Fighting between Tunisian army soldiers and Islamic State militiamen at the Tunisian border with Libya on Monday left at least 54 people dead, including seven civilians and 10 soldiers. Tunisian President Beji Caid Essebsi condemned the “unprecedented” attack, denouncing the jihadists’ attempt to proclaim a “new province” of the caliphate.
The Tunisian town is located just 100 miles from the Libyan province of Sabratha, where the U.S. sent air strikes on Feb. 19. The Tunisian authorities have imposed a night curfew and closed its border crossings. The attack, which may have been the Islamic State’s revenge for the Sabratha raids, has undermined the Tunisian government’s ability to control its borders.
And so, almost three months after Libyan factions agreed to form a unity government under Fayez el-Sarraj, unification seems farther and farther away. The country’s two parliaments, each claiming legitimacy, are no closer to a solution.

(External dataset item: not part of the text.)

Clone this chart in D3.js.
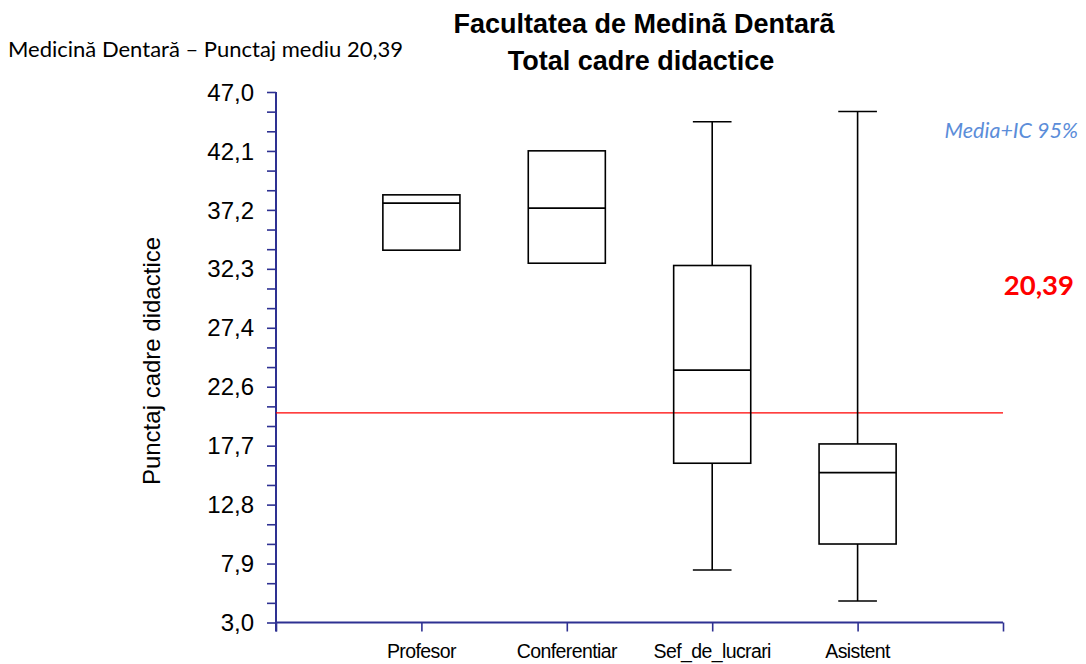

The prime minister of the government in Tripoli, Khalifa al-Ghawi, made good on his promise to arrest security officers of the new government if they set foot in the city. He detained three members of the Security Committee appointed to proceed with the formation of a national unity government. The U.N. envoy in Libya, Martin Kobler, intervened to demand that they be released and to proceed with elections.